* GIVEN TASK *
Exactly and only the lines from the one containing "Write the matplotlib code for this chart." through the one containing "70, 40, 24, 15, 6, 6, 8.9, 11, 14.8]" are to be repeated, both ends included.

* RECORD SET *
..............................

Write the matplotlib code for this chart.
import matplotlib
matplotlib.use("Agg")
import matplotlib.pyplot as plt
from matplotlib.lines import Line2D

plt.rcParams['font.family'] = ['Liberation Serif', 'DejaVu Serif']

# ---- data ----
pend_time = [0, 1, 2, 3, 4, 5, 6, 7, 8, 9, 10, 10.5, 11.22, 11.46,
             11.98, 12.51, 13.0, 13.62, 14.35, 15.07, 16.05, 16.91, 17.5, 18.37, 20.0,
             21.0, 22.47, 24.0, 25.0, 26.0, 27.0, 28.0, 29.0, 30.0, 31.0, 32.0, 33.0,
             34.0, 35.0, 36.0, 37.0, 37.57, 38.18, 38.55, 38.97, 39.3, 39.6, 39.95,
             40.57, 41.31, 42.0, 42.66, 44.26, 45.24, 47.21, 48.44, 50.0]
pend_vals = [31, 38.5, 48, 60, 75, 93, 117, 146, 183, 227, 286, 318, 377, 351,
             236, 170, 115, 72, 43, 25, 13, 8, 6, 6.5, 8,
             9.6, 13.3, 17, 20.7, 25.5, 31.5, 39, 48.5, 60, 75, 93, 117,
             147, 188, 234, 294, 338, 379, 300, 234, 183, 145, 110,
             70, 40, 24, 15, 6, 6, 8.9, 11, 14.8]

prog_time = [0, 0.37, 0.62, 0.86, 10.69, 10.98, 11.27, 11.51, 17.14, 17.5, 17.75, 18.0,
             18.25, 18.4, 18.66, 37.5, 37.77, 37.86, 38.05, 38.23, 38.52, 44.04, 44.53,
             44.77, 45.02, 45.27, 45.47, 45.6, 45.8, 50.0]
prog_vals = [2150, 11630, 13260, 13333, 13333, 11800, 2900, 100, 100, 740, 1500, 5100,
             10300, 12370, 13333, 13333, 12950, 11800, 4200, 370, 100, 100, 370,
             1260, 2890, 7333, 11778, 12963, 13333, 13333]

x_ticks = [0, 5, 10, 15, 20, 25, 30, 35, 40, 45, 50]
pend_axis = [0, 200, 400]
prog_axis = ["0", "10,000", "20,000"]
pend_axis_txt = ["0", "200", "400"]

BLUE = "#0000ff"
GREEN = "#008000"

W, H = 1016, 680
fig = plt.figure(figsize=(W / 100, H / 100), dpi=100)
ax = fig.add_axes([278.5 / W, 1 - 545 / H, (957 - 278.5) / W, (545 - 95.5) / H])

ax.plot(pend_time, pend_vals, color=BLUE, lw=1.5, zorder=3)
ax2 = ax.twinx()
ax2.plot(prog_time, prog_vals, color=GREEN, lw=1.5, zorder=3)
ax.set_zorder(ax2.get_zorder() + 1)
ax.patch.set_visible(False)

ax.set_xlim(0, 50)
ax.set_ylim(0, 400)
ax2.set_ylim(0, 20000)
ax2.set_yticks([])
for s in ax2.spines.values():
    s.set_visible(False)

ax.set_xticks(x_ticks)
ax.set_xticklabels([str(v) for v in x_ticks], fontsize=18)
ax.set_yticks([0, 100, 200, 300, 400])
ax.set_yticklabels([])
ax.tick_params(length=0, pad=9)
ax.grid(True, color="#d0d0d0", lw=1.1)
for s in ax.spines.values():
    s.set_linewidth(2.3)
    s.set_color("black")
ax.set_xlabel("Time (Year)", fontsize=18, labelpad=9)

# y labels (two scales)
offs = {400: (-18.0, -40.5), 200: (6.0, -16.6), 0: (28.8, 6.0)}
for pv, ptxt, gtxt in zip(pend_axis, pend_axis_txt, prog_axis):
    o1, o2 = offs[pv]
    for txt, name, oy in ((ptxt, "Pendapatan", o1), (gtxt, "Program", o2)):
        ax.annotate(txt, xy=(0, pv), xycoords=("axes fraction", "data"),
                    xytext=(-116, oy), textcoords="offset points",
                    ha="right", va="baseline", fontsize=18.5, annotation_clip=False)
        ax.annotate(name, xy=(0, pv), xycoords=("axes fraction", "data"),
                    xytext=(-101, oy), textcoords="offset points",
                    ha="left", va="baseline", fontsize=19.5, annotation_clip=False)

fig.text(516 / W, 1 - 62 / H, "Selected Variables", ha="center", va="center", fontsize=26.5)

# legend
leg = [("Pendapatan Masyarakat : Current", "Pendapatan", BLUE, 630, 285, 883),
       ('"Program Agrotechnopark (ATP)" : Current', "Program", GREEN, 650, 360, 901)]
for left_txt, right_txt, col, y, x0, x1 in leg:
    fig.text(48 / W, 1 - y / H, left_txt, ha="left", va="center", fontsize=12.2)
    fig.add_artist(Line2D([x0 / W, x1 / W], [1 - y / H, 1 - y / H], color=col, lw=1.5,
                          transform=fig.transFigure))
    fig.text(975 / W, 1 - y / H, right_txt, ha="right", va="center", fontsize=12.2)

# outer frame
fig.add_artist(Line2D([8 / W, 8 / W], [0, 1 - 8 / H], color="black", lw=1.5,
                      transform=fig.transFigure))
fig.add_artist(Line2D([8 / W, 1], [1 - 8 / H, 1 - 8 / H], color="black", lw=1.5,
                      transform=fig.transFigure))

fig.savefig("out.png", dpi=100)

..............................

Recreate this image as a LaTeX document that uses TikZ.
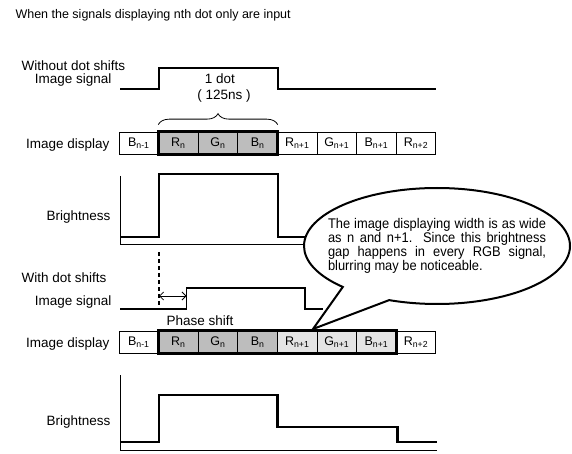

..............................

* THE COMPLETED TASK *
Write the matplotlib code for this chart.
import matplotlib
matplotlib.use("Agg")
import matplotlib.pyplot as plt
from matplotlib.lines import Line2D

plt.rcParams['font.family'] = ['Liberation Serif', 'DejaVu Serif']

# ---- data ----
pend_time = [0, 1, 2, 3, 4, 5, 6, 7, 8, 9, 10, 10.5, 11.22, 11.46,
             11.98, 12.51, 13.0, 13.62, 14.35, 15.07, 16.05, 16.91, 17.5, 18.37, 20.0,
             21.0, 22.47, 24.0, 25.0, 26.0, 27.0, 28.0, 29.0, 30.0, 31.0, 32.0, 33.0,
             34.0, 35.0, 36.0, 37.0, 37.57, 38.18, 38.55, 38.97, 39.3, 39.6, 39.95,
             40.57, 41.31, 42.0, 42.66, 44.26, 45.24, 47.21, 48.44, 50.0]
pend_vals = [31, 38.5, 48, 60, 75, 93, 117, 146, 183, 227, 286, 318, 377, 351,
             236, 170, 115, 72, 43, 25, 13, 8, 6, 6.5, 8,
             9.6, 13.3, 17, 20.7, 25.5, 31.5, 39, 48.5, 60, 75, 93, 117,
             147, 188, 234, 294, 338, 379, 300, 234, 183, 145, 110,
             70, 40, 24, 15, 6, 6, 8.9, 11, 14.8]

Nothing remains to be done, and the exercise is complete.